4/24/2006 09:55:00 PM

Blogger R. Mansfield said...

I truly appreciate your response. Thank you.

There is much truth in what you say in your blog entry about churches buying into the latest trend. Our churches are WAY TOO event driven. I don't think the problem is the event of campaign itself. But the problem often lies in the perceived necessity of going from one event to another to keep people at artificial highs or even thinking the high points are the ideal. I would freely admit that some of the greatest lessons God has taught me have come in the lowpoints.

If I took offence at anything, it was the label "artificial fruit." That was what I considered to be unnecessarily judgmental. Therefore, I endeavored to give you examples of real fruit stemming from PDL/40 Days.

I am not a huge Warren fan, but I don't consider myself a detractor either. I confess I didn't want to read his book, but I'll be the first to admit that God used it (among other things) to bring me back to the path he had set me on to begin with.

Are their flaws in the book? Sure. I could show them to you from where I noted them in the margins. But that's not a huge deal to me. I mean, let's be honest, no human serving God does so perfectly, let alone inerrantly.
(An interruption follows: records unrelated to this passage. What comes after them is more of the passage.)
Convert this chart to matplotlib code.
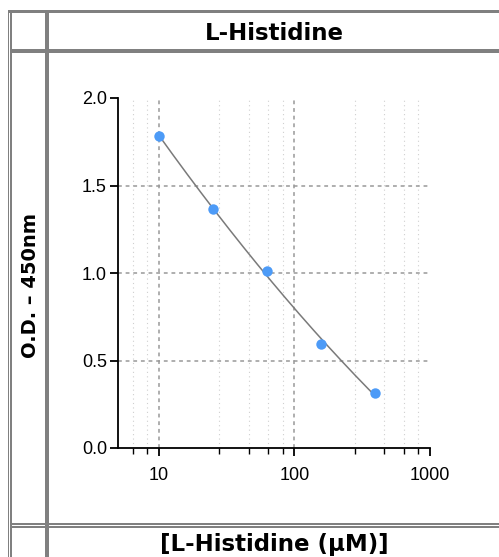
import numpy as np
import matplotlib
matplotlib.use("Agg")
import matplotlib.pyplot as plt
from matplotlib.patches import Rectangle
from matplotlib.ticker import FixedLocator, NullFormatter, FixedFormatter

plt.rcParams["font.family"] = ["Liberation Sans", "DejaVu Sans"]

# ---- data ----
conc = [10, 25, 62.5, 156.25, 390.625]
od = [1.785, 1.366, 1.012, 0.596, 0.312]
title = "L-Histidine"
xlabel = "[L-Histidine (μM)]"
ylabel = "O.D. – 450nm"
xticks_major = [10, 100, 1000]
xticks_minor = [6.4, 8.2, 28, 46, 64, 82, 280, 460, 640, 820]
yticks = [0.0, 0.5, 1.0, 1.5, 2.0]

W, H = 499, 557
fig = plt.figure(figsize=(W / 100, H / 100), dpi=100)

# ---- table-like frame (pixel coords) ----
bg = fig.add_axes([0, 0, 1, 1])
bg.set_xlim(0, W)
bg.set_ylim(H, 0)
bg.axis("off")
gray = "#808080"
def rect(x, y, w, h):
    bg.add_patch(Rectangle((x, y), w, h, color=gray, lw=0))
rect(8, 10, 1, H - 10)        # outer left thin
rect(10, 10, 2, H - 10)       # inner left
rect(8, 10, W - 8, 3)         # top
rect(45, 10, 4, H - 10)       # column divider
rect(12, 49, W - 12, 4)       # row divider under title
rect(12, 523, W - 12, 2)      # double line above x label
rect(12, 526, W - 12, 2)

# ---- plot axes ----
x0, x1 = 118, 430
ytop, ybot = 98, 448
ax = fig.add_axes([x0 / W, 1 - ybot / H, (x1 - x0) / W, (ybot - ytop) / H])
ax.set_xscale("log")
ax.set_xlim(5, 1000)
ax.set_ylim(0, 2.0)
for s in ["top", "right"]:
    ax.spines[s].set_visible(False)
for s in ["left", "bottom"]:
    ax.spines[s].set_linewidth(1.3)
ax.xaxis.set_major_locator(FixedLocator(xticks_major))
ax.xaxis.set_major_formatter(FixedFormatter([str(v) for v in xticks_major]))
ax.xaxis.set_minor_locator(FixedLocator(xticks_minor))
ax.xaxis.set_minor_formatter(NullFormatter())
ax.yaxis.set_major_locator(FixedLocator(yticks))
ax.yaxis.set_major_formatter(FixedFormatter([f"{v:.1f}" for v in yticks]))
ax.tick_params(axis="both", which="major", length=6, width=1.3,
               labelsize=13, pad=2)
ax.tick_params(axis="x", which="major", pad=8)
ax.tick_params(axis="x", which="minor", length=4, width=1.0)

# grid lines
for v in xticks_minor:
    ax.axvline(v, color="#cfcfcf", lw=0.8, ls=(0, (1, 3)), zorder=0)
for v in xticks_major[:-1]:
    ax.axvline(v, color="#999999", lw=1.1, ls=(0, (2.5, 2.5)), zorder=0)
for v in yticks[1:-1]:
    ax.axhline(v, color="#999999", lw=1.1, ls=(0, (2.5, 2.5)), zorder=0)

# fitted curve (quadratic in log-concentration)
lx = np.log10(conc)
coef = np.polyfit(lx, od, 2)
xs = np.linspace(lx[0], lx[-1], 200)
ax.plot(10 ** xs, np.polyval(coef, xs), color="#7a7a7a", lw=1.1, zorder=2)
ax.plot(conc, od, "o", color="#4d9bf7", ms=7.5, mec="none", zorder=3,
        clip_on=False)

# ---- texts ----
fig.text(274 / W, 1 - 40 / H, title, ha="center", va="baseline",
         fontsize=16.5, fontweight="bold", family="DejaVu Sans")
fig.text(274 / W, 1 - 551 / H, xlabel, ha="center", va="baseline",
         fontsize=16.5, fontweight="bold", family="DejaVu Sans")
fig.text(31 / W, 1 - 286 / H, ylabel, ha="center", va="center",
         rotation=90, fontsize=14, fontweight="bold", family="DejaVu Sans")

fig.savefig("out.png", dpi=100)
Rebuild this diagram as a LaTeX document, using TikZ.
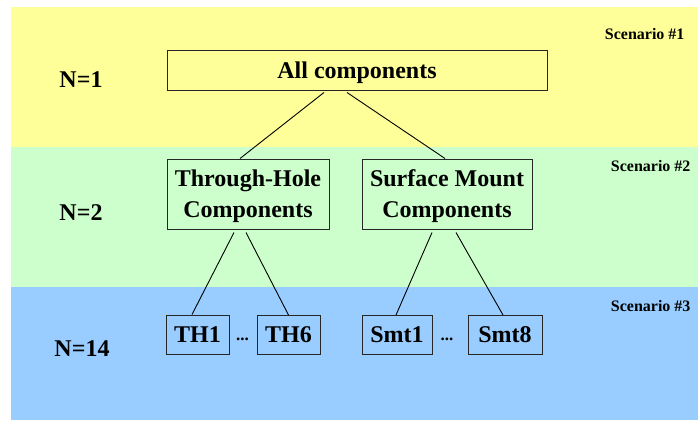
\documentclass[tikz,border=0pt]{standalone}
\usepackage{fontspec}
\setmainfont{Liberation Serif}
\definecolor{bandyellow}{HTML}{FFFF99}
\definecolor{bandgreen}{HTML}{CCFFCC}
\definecolor{bandblue}{HTML}{99CCFF}
\begin{document}
\begin{tikzpicture}[x=1pt,y=-1pt,
  box/.style={draw=black!85,line width=1pt,inner sep=0pt,align=center,text depth=0pt,
    font=\fontsize{24}{31}\selectfont\bfseries},
  lvl/.style={font=\fontsize{24}{28}\selectfont\bfseries},
  scen/.style={font=\fontsize{16}{18}\selectfont\bfseries,anchor=east},
  dots/.style={font=\fontsize{17}{20}\selectfont\bfseries},
  conn/.style={line width=0.9pt,black}]
\useasboundingbox (0,0) rectangle (698,420);
\fill[white] (0,0) rectangle (698,420);
\fill[bandyellow] (11,7) rectangle (698,147);
\fill[bandgreen] (11,147) rectangle (698,287);
\fill[bandblue] (11,287) rectangle (698,420);

\node[scen] (s1) at (688,34) {Scenario \#1};
\node[scen] (s2) at (694,166) {Scenario \#2};
\node[scen] (s3) at (694,306) {Scenario \#3};

\node[lvl] (n1) at (81,80) {N=1};
\node[lvl] (n2) at (81,213) {N=2};
\node[lvl] (n3) at (82,349) {N=14};

\node[box,minimum width=380pt,minimum height=39pt] (all) at (357,70.5) {All components};
\node[box,minimum width=162pt,minimum height=70pt] (th) at (248,194) {Through-Hole\\Components};
\node[box,minimum width=170pt,minimum height=70pt] (sm) at (447,194) {Surface Mount\\Components};

\node[box,minimum width=63pt,minimum height=39pt] (th1) at (197.5,334.5) {TH1};
\node[box,minimum width=63pt,minimum height=39pt] (th6) at (288.5,335) {TH6};
\node[box,minimum width=70pt,minimum height=39pt] (smt1) at (397,335) {Smt1};
\node[box,minimum width=74pt,minimum height=39pt] (smt8) at (505,335) {Smt8};

\node[dots] (d1) at (242.5,339) {...};
\node[dots] (d2) at (447,339) {...};

\draw[conn] ([xshift=-33pt,yshift=-2pt]all.south) -- ([xshift=-8pt]th.north);
\draw[conn] ([xshift=-10pt,yshift=-2pt]all.south) -- ([xshift=-2pt]sm.north);
\draw[conn] ([xshift=-14pt,yshift=-3pt]th.south) -- ([xshift=-5.5pt]th1.north);
\draw[conn] ([xshift=-2pt,yshift=-3pt]th.south) -- ([xshift=0pt]th6.north);
\draw[conn] ([xshift=-15pt,yshift=-3pt]sm.south) -- ([xshift=-1pt]smt1.north);
\draw[conn] ([xshift=9pt,yshift=-3pt]sm.south) -- ([xshift=-2pt]smt8.north);
\end{tikzpicture}
\end{document}
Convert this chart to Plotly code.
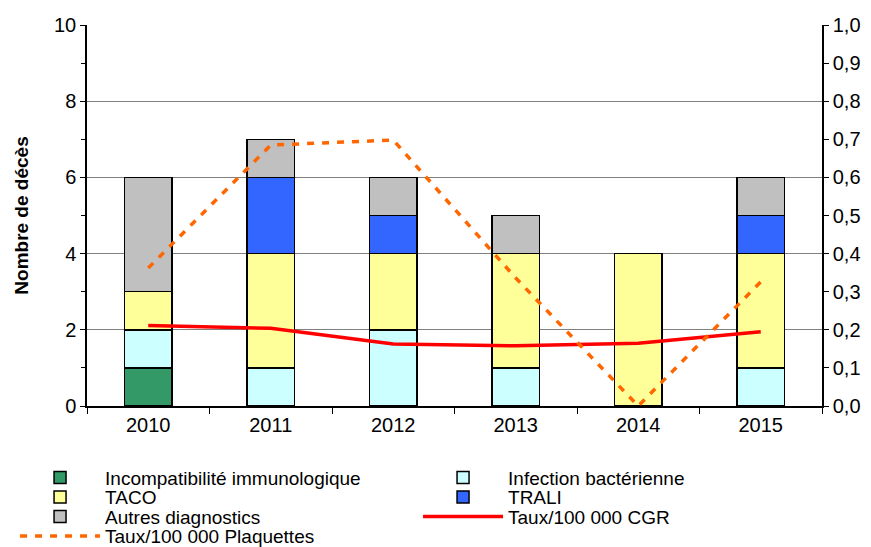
import plotly.graph_objects as go

years = ["2010", "2011", "2012", "2013", "2014", "2015"]
incompat = [1, 0, 0, 0, 0, 0]
infection = [1, 1, 2, 1, 0, 1]
taco = [1, 3, 2, 3, 4, 3]
trali = [0, 2, 1, 0, 0, 1]
autres = [3, 1, 1, 1, 0, 1]
taux_cgr = [0.211, 0.204, 0.163, 0.158, 0.165, 0.195]
taux_plaq = [0.362, 0.685, 0.698, 0.336, 0.0, 0.326]

FONT = "Liberation Sans, Arial, sans-serif"

fig = go.Figure()
bar_specs = [
    ("Incompatibilité immunologique", incompat, "#339966", "legend"),
    ("Infection bactérienne", infection, "#CCFFFF", "legend"),
    ("TACO", taco, "#FFFF99", "legend2"),
    ("TRALI", trali, "#3366FF", "legend2"),
    ("Autres diagnostics", autres, "#C0C0C0", "legend3"),
]
for name, vals, col, lg in bar_specs:
    fig.add_trace(go.Bar(
        x=years, y=vals, name=name, width=0.39,
        marker=dict(color=col, line=dict(color="black", width=1.5)),
        legend=lg,
    ))

fig.add_trace(go.Scatter(
    x=years, y=taux_cgr, name="Taux/100 000 CGR", yaxis="y2",
    mode="lines", line=dict(color="#FF0000", width=3.5), legend="legend3",
))
fig.add_trace(go.Scatter(
    x=years, y=taux_plaq, name="Taux/100 000 Plaquettes", yaxis="y2",
    mode="lines", line=dict(color="#FF6600", width=3.5, dash="7px,8px"), legend="legend4",
))

LEG_FONT = 19


def row_legend(ypos):
    return dict(
        x=-0.0979, xanchor="left", y=ypos, yanchor="top",
        orientation="h", traceorder="normal", itemwidth=80,
        entrywidth=308, entrywidthmode="pixels",
        font=dict(size=LEG_FONT), bgcolor="rgba(0,0,0,0)",
    )


# page body has an 8px margin: figure is drawn 8px right/down of the window origin
fig.update_layout(
    width=863, height=539,
    margin=dict(l=79, r=49, t=17, b=141, autoexpand=False),
    barmode="stack",
    plot_bgcolor="white", paper_bgcolor="white",
    separators=", ",
    font=dict(family=FONT, size=20, color="black"),
    xaxis=dict(
        type="category", range=[-0.5, 5.5],
        showline=True, linecolor="black", linewidth=1.5,
        ticks="outside", ticklen=6, tickcolor="black", tickson="boundaries",
        showgrid=False, tickfont=dict(size=20),
    ),
    yaxis=dict(
        range=[0, 10.001], tick0=0, dtick=2,
        showline=True, linecolor="black", linewidth=1.5,
        ticks="outside", ticklen=5, tickcolor="black",
        minor=dict(dtick=1, ticks="outside", ticklen=4, tickcolor="black", showgrid=False),
        showgrid=True, gridcolor="#808080", gridwidth=1,
        zeroline=False, tickfont=dict(size=20),
        title=dict(text="<b>Nombre de décès</b>", font=dict(size=19), standoff=20),
    ),
    yaxis2=dict(
        range=[0, 1.0001], tick0=0, dtick=0.1, tickformat=".1f",
        overlaying="y", side="right",
        showline=True, linecolor="black", linewidth=1.5,
        ticks="outside", ticklen=5, tickcolor="black",
        showgrid=False, zeroline=False, tickfont=dict(size=20),
    ),
    legend=row_legend(-0.1382),
    legend2=row_legend(-0.1894),
    legend3=row_legend(-0.2406),
    legend4=row_legend(-0.2917),
)

fig.write_html("out.html")
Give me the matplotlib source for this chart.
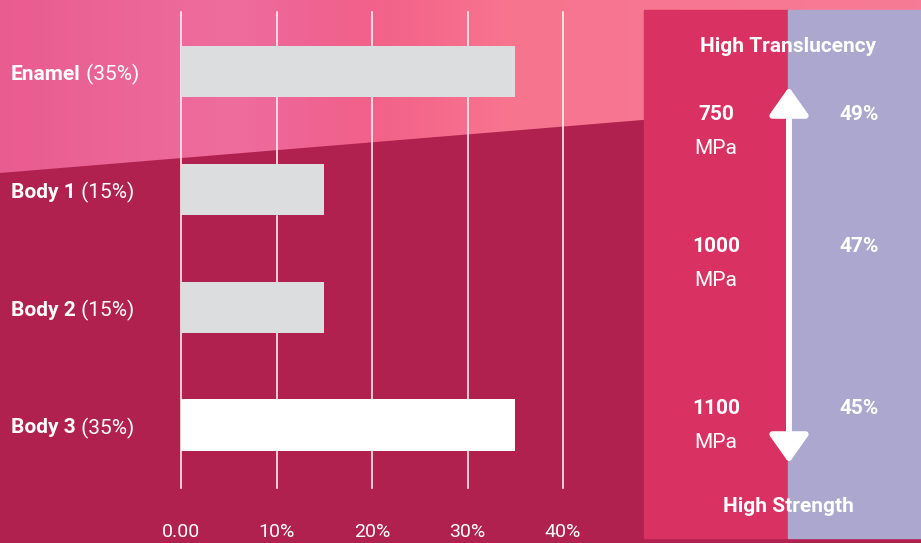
import numpy as np
import matplotlib.pyplot as plt
from matplotlib.colors import LinearSegmentedColormap
from matplotlib.patches import Polygon, Rectangle

# ── Data ─────────────────────────────────────────────────────────
layers = ["Enamel", "Body 1", "Body 2", "Body 3"]
shares = [35, 15, 15, 35]
xticks = [0, 10, 20, 30, 40]
xtick_labels = ["0.00", "10%", "20%", "30%", "40%"]

strength = ["750", "1000", "1100"]
translucency = ["49%", "47%", "45%"]

FONT = "Roboto"
CRIMSON = "#B0214F"
PANEL_RED = "#D93162"
PANEL_LAV = "#ABA7CE"
BAR_GREY = "#DBDDDE"

W, H = 921, 543
fig = plt.figure(figsize=(W / 100, H / 100), dpi=100)
fig.patch.set_facecolor(CRIMSON)

# ── Background (pixel coordinates) ───────────────────────────────
bg = fig.add_axes([0, 0, 1, 1])
bg.set_xlim(0, W)
bg.set_ylim(H, 0)
bg.axis("off")
bg.add_patch(Rectangle((0, 0), W, H, color=CRIMSON, zorder=0))

pink = LinearSegmentedColormap.from_list(
    "pink", [(0.0, "#E95C8F"), (0.25, "#EE6D9D"), (0.33, "#EF6494"),
             (0.4, "#F26189"), (0.55, "#F8748F"), (1.0, "#F77B96")])
grad = np.linspace(0, 1, 256).reshape(1, -1)
img = bg.imshow(grad, cmap=pink, extent=(0, W, H, 0), aspect="auto", zorder=1)
top_poly = Polygon([(0, 0), (W, 0), (W, 97), (0, 173)], closed=True,
                   transform=bg.transData, facecolor="none", edgecolor="none")
bg.add_patch(top_poly)
img.set_clip_path(top_poly)
bg.set_xlim(0, W)
bg.set_ylim(H, 0)

# ── Right panel ──────────────────────────────────────────────────
bg.add_patch(Rectangle((644, 10), 144, 528, color=PANEL_RED, zorder=2))
bg.add_patch(Rectangle((788, 10), 133, 528, color=PANEL_LAV, zorder=2))

bg.annotate("", xy=(789, 87), xytext=(789, 463), zorder=3,
            arrowprops=dict(arrowstyle="<|-|>,head_width=0.6,head_length=0.85",
                            mutation_scale=20, color="white", lw=4.3,
                            shrinkA=0, shrinkB=0))

bg.text(788, 46, "High Translucency", color="white", fontsize=15,
        fontweight="bold", family=FONT, ha="center", va="center", zorder=4)
bg.text(788, 506, "High Strength", color="white", fontsize=15,
        fontweight="bold", family=FONT, ha="center", va="center", zorder=4)

row_y = [114, 246, 408]
for y, s, t in zip(row_y, strength, translucency):
    bg.text(716, y, s, color="white", fontsize=15, fontweight="bold",
            family=FONT, ha="center", va="center", zorder=4)
    bg.text(716, y + 35, "MPa", color="white", fontsize=15, fontweight="normal",
            family=FONT, ha="center", va="center", zorder=4)
    bg.text(859, y, t, color="white", fontsize=15, fontweight="bold",
            family=FONT, ha="center", va="center", zorder=4)

# ── Bar chart ────────────────────────────────────────────────────
ax = fig.add_axes([181 / W, (H - 488) / H, (563 - 181) / W, (488 - 12) / H])
ax.patch.set_alpha(0)
y = np.arange(len(layers))
colors = [BAR_GREY, BAR_GREY, BAR_GREY, "white"]
ax.barh(y, shares, height=0.435, color=colors, zorder=3)

ax.set_xlim(0, 40)
ax.set_ylim(3.535, -0.505)
ax.set_xticks(xticks)
ax.set_xticklabels(xtick_labels, family=FONT, fontweight="normal",
                   fontsize=14, color="white")
ax.set_yticks([])
ax.tick_params(axis="x", length=0, pad=25)
ax.grid(axis="x", color="white", lw=1.2, alpha=0.9, zorder=1)
for gl in ax.get_xgridlines():
    gl.set_clip_on(False)
for s in ax.spines.values():
    s.set_visible(False)

# ── Category labels: bold name + lighter share ───────────────────
for yi, name, val in zip(y, layers, shares):
    yp = ax.transData.transform((0, yi))[1] - 3
    t1 = fig.text(11 / W, yp / H, name, color="white", fontsize=15,
                  fontweight="bold", family=FONT, ha="left", va="center")
    fig.canvas.draw()
    bb = t1.get_window_extent()
    fig.text(bb.x1 / W, yp / H, f" ({val}%)", color="white", fontsize=15,
             fontweight="normal", family=FONT, ha="left", va="center")

fig.savefig("out.png", dpi=100, facecolor=fig.get_facecolor())
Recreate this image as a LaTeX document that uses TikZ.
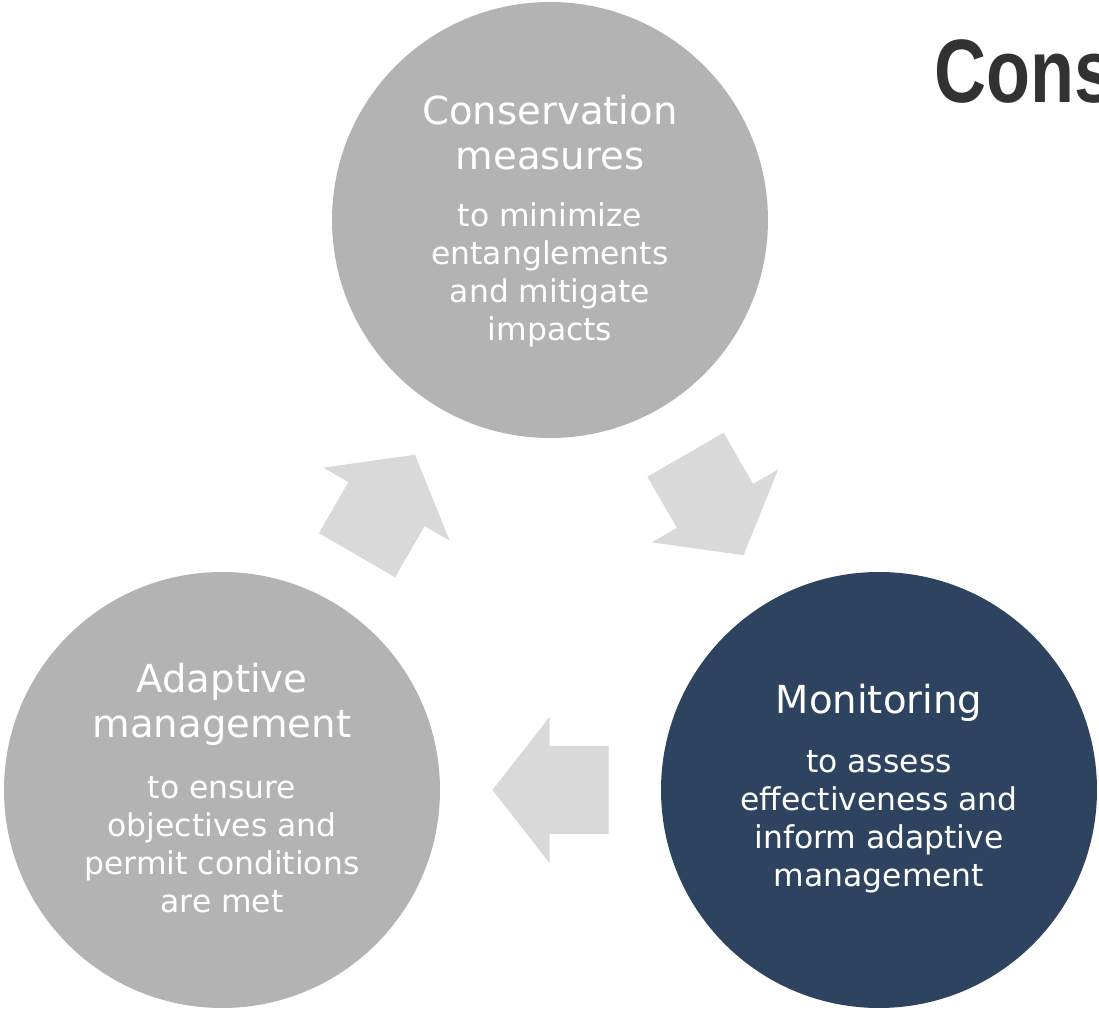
\documentclass[tikz,border=0pt]{standalone}
\usepackage{fontspec}
\setmainfont{DejaVu Sans}
\newfontfamily\headfont{Liberation Sans}
\usetikzlibrary{positioning,calc}

\definecolor{stepgray}{HTML}{B3B3B3}
\definecolor{stepnavy}{HTML}{2E4360}
\definecolor{arrowgray}{HTML}{D9D9D9}
\definecolor{headgray}{HTML}{313332}

\tikzset{
  stepcircle/.style={circle, minimum size=218pt, inner sep=0pt, draw=none, fill=stepgray},
  steptitle/.style={text=white, align=center, inner sep=0pt, font=\fontsize{19.3}{22.5}\selectfont},
  stepbody/.style={text=white, align=center, inner sep=0pt, font=\fontsize{15.7}{19}\selectfont},
  cyclearrow/.pic={
    \fill[arrowgray] (58,0) -- (1,73) -- (1,44) -- (-58,44) -- (-58,-44) -- (1,-44) -- (1,-73) -- cycle;
  }
}

\begin{document}
\begin{tikzpicture}[x=0.5pt, y=-0.5pt]

\clip (0,0) rectangle (1099,1010);

% Titel
\node[anchor=base west, inner sep=0pt, text=headgray] (heading) at (934,103)
	{\headfont\bfseries\fontsize{45}{50}\selectfont\scalebox{0.8}[1]{Cons}};

% Kreise
\node[stepcircle] (cons) at (550,220) {};
\node[stepcircle] (adapt) at (222,790) {};
\node[stepcircle, fill=stepnavy] (monit) at (879,790) {};

% Texte
\node[steptitle] (cons-title) at ([yshift=43.5pt]cons.center) {Conservation\\measures};
\node[stepbody] (cons-text) at ([yshift=-27.5pt]cons.center) {to minimize\\entanglements\\and mitigate\\impacts};

\node[steptitle] (monit-title) at ([yshift=43.5pt]monit.center) {Monitoring};
\node[stepbody] (monit-text) at ([yshift=-16pt]monit.center) {to assess\\effectiveness and\\inform adaptive\\management};

\node[steptitle] (adapt-title) at ([yshift=43pt]adapt.center) {Adaptive\\management};
\node[stepbody] (adapt-text) at ([yshift=-27.5pt]adapt.center) {to ensure\\objectives and\\permit conditions\\are met};

% Pfeile
\pic[rotate=-60] at ($(cons)!0.5!(monit)$) {cyclearrow};
\pic[rotate=180] at ($(monit)!0.5!(adapt)$) {cyclearrow};
\pic[rotate=60] at ($(adapt)!0.5!(cons)$) {cyclearrow};

\end{tikzpicture}
\end{document}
Take any figure from church history--Augustine, Luther, Calvin, Wesley--and you'll find great truths and unfortunately great errors in all of them.

I look at myself as a teacher. I want desperately to teach the Scriptures correctly in a way that gives honor to God. But why is it then that I always revise my notes when I teach something a second time? Why is it that I sometimes cringe when I read old sermons that I preached? I do that, you do that, Rick Warren does that. But in doing that we grow.

50 years from now, Warren will more than likely have impacted more lives than me. However, I am called to minister where God has placed me, and where he leads me. I can't compare myself to another. But I don't want to unnecessarily detract from good that someone like Warren is doing either.